Avery v. Avery

PER CURIAM.

Oral argument in this case was initially heard by a panel of this Court consisting of Judges Rawls, Johnson and Mills. An opinion authored by Judge Johnson was filed on June 16, 1975. In that opinion Judge Mills concurred and Judge Rawls concurred in part and dissented in part. Appellant thereafter filed a petition for rehearing.

*56Effective July 1, 1975 Judge Johnson retired as a Judge of this Court.
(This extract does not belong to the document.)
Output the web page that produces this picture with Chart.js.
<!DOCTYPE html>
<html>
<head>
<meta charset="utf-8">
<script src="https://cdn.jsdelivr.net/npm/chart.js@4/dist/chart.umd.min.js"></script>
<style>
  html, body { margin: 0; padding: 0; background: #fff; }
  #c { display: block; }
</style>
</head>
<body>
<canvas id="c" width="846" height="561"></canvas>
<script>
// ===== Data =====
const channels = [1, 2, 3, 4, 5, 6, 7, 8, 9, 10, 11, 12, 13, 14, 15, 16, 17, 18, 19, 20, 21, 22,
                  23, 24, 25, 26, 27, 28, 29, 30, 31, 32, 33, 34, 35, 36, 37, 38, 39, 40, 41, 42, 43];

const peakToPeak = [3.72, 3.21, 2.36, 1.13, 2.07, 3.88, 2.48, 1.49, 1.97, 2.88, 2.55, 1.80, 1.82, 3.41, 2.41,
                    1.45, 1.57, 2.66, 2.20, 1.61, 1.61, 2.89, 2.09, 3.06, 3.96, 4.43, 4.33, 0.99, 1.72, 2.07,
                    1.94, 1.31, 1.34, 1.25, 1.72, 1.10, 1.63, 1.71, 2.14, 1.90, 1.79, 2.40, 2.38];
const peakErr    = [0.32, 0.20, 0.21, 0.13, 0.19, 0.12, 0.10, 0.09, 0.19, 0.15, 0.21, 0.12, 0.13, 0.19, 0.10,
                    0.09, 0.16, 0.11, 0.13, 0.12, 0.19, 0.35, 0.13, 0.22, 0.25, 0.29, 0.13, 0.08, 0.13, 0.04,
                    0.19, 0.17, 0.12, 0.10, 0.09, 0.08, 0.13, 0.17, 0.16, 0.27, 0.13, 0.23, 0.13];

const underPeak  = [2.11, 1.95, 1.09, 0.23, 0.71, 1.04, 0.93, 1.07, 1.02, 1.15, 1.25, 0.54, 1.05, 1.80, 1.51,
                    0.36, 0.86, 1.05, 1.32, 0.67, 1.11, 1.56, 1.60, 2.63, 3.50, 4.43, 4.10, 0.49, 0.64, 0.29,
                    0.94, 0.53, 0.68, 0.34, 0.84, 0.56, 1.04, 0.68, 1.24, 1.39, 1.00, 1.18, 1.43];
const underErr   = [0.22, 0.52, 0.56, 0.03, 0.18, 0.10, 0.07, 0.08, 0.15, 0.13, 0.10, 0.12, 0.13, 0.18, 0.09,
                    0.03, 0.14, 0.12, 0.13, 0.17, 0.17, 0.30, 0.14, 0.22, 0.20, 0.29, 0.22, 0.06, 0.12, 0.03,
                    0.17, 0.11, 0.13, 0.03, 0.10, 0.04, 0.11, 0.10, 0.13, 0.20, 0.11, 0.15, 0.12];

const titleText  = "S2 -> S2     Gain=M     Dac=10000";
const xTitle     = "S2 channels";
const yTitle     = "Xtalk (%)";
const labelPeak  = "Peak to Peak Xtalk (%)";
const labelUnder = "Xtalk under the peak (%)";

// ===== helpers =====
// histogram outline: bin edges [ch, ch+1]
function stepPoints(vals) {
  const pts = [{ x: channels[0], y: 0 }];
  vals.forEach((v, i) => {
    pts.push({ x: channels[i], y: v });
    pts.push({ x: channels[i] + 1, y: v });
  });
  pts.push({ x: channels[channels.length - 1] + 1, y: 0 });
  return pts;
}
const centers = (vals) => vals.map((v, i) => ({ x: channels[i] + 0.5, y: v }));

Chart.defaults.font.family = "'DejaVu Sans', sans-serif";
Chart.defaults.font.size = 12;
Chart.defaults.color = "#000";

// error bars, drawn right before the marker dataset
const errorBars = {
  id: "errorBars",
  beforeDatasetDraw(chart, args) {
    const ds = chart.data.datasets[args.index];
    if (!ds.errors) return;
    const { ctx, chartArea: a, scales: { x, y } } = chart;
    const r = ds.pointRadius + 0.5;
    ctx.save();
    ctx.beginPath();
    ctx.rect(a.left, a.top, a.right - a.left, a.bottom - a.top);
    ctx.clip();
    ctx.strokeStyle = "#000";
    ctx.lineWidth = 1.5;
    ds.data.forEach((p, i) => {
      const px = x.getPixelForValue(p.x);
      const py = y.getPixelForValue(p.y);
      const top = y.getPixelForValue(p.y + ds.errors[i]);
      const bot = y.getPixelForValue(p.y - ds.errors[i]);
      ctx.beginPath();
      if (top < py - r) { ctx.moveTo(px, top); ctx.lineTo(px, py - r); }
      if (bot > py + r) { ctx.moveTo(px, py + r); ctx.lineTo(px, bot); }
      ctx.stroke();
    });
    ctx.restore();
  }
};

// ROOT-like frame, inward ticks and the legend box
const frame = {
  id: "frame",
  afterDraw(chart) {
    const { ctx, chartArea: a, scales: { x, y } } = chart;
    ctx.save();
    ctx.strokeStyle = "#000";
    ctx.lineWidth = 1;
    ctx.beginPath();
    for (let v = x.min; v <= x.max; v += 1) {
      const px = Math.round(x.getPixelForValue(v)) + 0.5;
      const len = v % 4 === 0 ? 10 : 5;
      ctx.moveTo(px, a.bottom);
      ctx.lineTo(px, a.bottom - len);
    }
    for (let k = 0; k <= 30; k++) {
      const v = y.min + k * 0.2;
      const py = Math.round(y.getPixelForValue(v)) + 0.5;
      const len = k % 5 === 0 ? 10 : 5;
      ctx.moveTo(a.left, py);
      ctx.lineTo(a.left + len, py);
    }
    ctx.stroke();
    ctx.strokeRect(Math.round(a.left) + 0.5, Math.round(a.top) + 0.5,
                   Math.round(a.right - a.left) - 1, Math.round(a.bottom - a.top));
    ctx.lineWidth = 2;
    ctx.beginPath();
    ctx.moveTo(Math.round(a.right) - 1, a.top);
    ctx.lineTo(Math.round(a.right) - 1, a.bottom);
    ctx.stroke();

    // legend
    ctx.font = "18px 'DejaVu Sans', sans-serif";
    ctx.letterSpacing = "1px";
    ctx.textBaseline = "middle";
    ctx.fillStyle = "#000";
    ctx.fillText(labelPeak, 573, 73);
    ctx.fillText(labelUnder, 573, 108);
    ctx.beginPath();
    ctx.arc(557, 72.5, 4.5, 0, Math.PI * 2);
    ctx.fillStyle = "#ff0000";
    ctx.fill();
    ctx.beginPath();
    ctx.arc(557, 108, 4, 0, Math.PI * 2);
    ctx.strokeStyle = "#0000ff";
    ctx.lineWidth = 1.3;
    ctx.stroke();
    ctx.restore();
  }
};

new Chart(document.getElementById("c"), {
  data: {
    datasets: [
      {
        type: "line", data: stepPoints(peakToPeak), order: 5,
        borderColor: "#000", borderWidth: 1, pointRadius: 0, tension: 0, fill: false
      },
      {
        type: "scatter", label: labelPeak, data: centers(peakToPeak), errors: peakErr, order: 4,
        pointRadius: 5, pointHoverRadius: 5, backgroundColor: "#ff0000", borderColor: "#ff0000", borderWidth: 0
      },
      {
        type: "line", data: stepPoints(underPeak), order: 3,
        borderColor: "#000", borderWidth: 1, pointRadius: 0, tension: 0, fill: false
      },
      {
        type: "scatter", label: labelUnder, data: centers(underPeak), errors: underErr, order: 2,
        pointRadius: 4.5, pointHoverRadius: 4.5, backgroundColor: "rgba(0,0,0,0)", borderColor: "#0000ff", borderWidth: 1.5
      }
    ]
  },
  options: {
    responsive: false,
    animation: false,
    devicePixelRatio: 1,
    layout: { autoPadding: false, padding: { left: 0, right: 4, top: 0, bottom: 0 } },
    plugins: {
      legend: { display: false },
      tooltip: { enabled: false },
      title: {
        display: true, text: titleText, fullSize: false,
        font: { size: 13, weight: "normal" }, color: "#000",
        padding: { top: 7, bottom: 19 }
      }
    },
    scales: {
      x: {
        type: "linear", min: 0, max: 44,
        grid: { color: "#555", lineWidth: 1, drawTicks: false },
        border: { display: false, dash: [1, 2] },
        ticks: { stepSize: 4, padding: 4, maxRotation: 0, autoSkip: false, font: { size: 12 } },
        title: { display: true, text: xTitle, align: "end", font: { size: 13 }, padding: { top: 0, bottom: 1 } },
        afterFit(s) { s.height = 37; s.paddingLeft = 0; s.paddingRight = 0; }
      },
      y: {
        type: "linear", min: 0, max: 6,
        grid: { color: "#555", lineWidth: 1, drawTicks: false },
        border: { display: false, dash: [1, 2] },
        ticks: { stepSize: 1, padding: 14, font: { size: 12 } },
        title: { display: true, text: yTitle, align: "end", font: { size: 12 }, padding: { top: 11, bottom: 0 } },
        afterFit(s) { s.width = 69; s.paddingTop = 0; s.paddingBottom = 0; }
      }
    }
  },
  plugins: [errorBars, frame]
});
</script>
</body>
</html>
Judge Johnson having retired, as aforesaid, Judge Boyer was substituted in his place and stead as a member of the three-judge panel (see Sec. 4(a), Art. V, Constitution of the State of Florida) for consideration of the petition for rehearing. Upon consideration of that petition Judges Rawls and Boyer determined that it was well founded, Judge Mills being of the view that the petition should be denied. Rehearing was granted and this case was orally argued for a second time before Judges Rawls, Boyer and Mills on October 1, 1975.

The facts and issues of this case have been sufficiently recited in our opinion which, because of our improvidently issued mandate, has already been published and reported. (Avery v. Avery, Fla.App. 1st 1975, 314 So.2d 198) No useful purpose will be served by repetition here. Upon reconsideration we recede from that portion of the opinion wherein we stated:

“We do not deem these circumstances sufficient to justify a modification of the custody provisions of the final judgment.” (314 So.2d 200)
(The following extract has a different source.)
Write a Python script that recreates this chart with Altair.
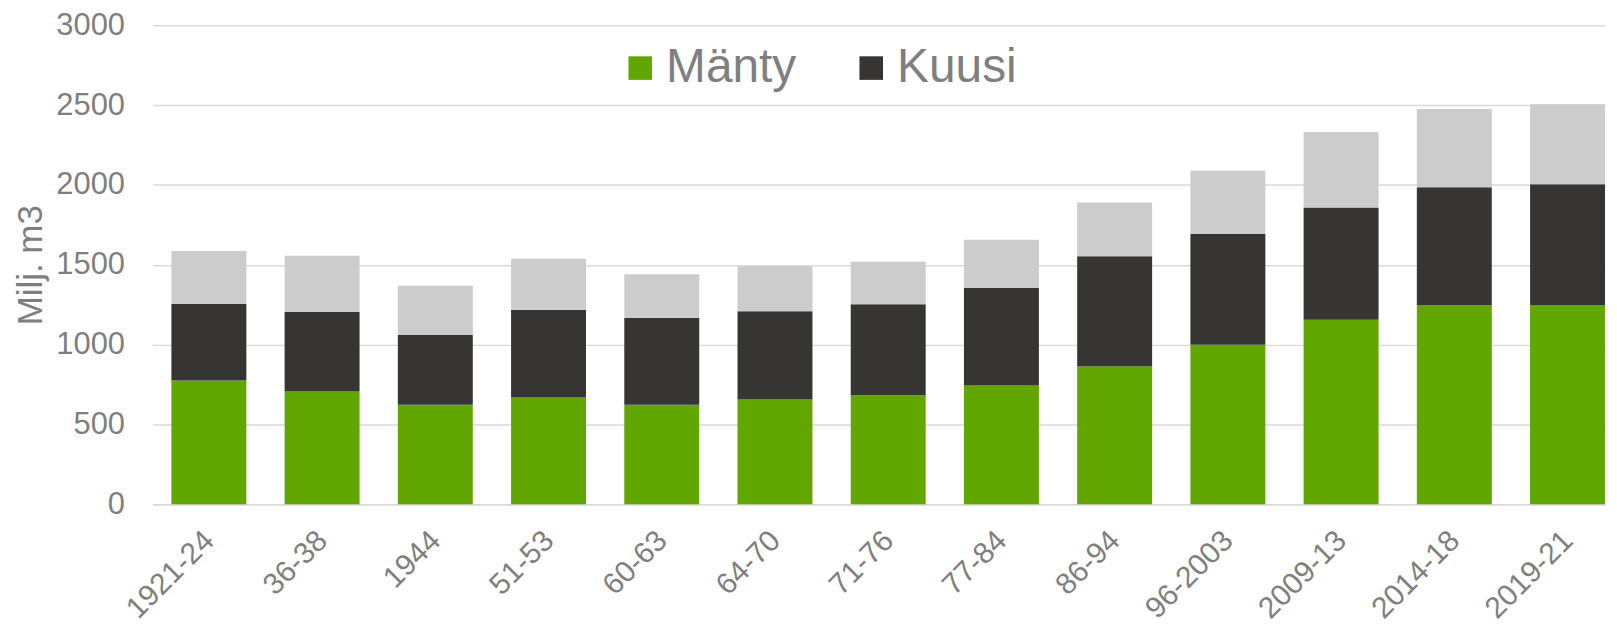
import altair as alt
import pandas as pd

categories = ["1921-24", "36-38", "1944", "51-53", "60-63", "64-70", "71-76",
              "77-84", "86-94", "96-2003", "2009-13", "2014-18", "2019-21"]
manty = [774, 706, 623, 669, 623, 656, 683, 743, 862, 999, 1155, 1246, 1248]
kuusi = [480, 498, 438, 548, 544, 553, 569, 611, 691, 693, 704, 739, 756]
lehtipuu = [332, 353, 307, 320, 274, 282, 266, 303, 337, 397, 473, 490, 502]

series = ["Mänty", "Kuusi", "Lehtipuu"]
colors = ["#62A600", "#363534", "#CCCCCC"]

rows = []
for i, c in enumerate(categories):
    for k, (name, vals) in enumerate(zip(series, [manty, kuusi, lehtipuu])):
        rows.append({"jakso": c, "laji": name, "arvo": vals[i], "ord": k})
df = pd.DataFrame(rows)

FONT = "Liberation Sans"
TXT = "#7F7F7F"

chart = alt.Chart(df).mark_bar().encode(
    x=alt.X("jakso:N", sort=categories, title=None,
            scale=alt.Scale(paddingInner=0.338, paddingOuter=0.084, align=1),
            axis=alt.Axis(labelAngle=-45, labelFontSize=30, labelColor=TXT, labelFont=FONT,
                          ticks=False, tickSize=0, labelPadding=21, labelOffset=-10,
                          domainColor="#D9D9D9", domainWidth=1.5, grid=False)),
    y=alt.Y("arvo:Q", stack="zero", title="Milj. m3",
            scale=alt.Scale(domain=[0, 3000], nice=False),
            axis=alt.Axis(values=[0, 500, 1000, 1500, 2000, 2500, 3000], format="d",
                          labelFontSize=31, labelColor=TXT, labelFont=FONT, ticks=False,
                          tickSize=0, labelPadding=28, domain=False, gridColor="#D9D9D9",
                          gridWidth=1.5, titleFontSize=35, titleColor=TXT, titleFont=FONT,
                          titleFontWeight="normal", titlePadding=7)),
    color=alt.Color("laji:N", scale=alt.Scale(domain=series, range=colors),
                    legend=alt.Legend(values=["Mänty", "Kuusi"], title=None, orient="none",
                                      direction="horizontal", legendX=466, legendY=19,
                                      symbolType="square", symbolSize=560, symbolStrokeWidth=0,
                                      labelFontSize=48, labelColor=TXT, labelFont=FONT,
                                      labelOffset=2, columnPadding=51, padding=0)),
    order=alt.Order("ord:Q", sort="ascending"),
).properties(
    width=1459, height=481,
    autosize=alt.AutoSizeParams(type="none"),
    padding={"left": 145, "top": 16, "right": 4, "bottom": 120},
).configure_view(stroke=None)

chart.save("out.html", embed_options={"renderer": "svg", "actions": False})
and determine instead that the facts recited demonstrate a material and substantial change in conditions and circumstances such as to have justified the modification order of the trial judge awarding custody of the two minor children to the appellant-father. In any child custody proceeding, the welfare of the child is the prime consideration. (Dinkel v. Dinkel, Sup.Ct. Fla.1975, 322 So.2d 22) It is the function of the trial judge in a child custody proceeding to determine what is in the best interests of the child and an appellate court should not reverse the trial judge’s findings absent a showing of abuse of discretion. (Dinkel v. Dinkel, supra)

As to the issue regarding the award of the mobile home to the appellee-mother, we adhere to our prior opinion.

That portion of the order here appealed awarding the custody of the two minor children to the appellant-father is affirmed. That portion of said order awarding the mobile home to the appellee-mother is reversed. Our prior opinion reported at 314 So.2d 198 and our mandate dated July 2, 1975 are modified and amended in accordance herewith.

It is so ordered.

BOYER, C. J., and RAWLS, J., concur. MILLS, J., dissents.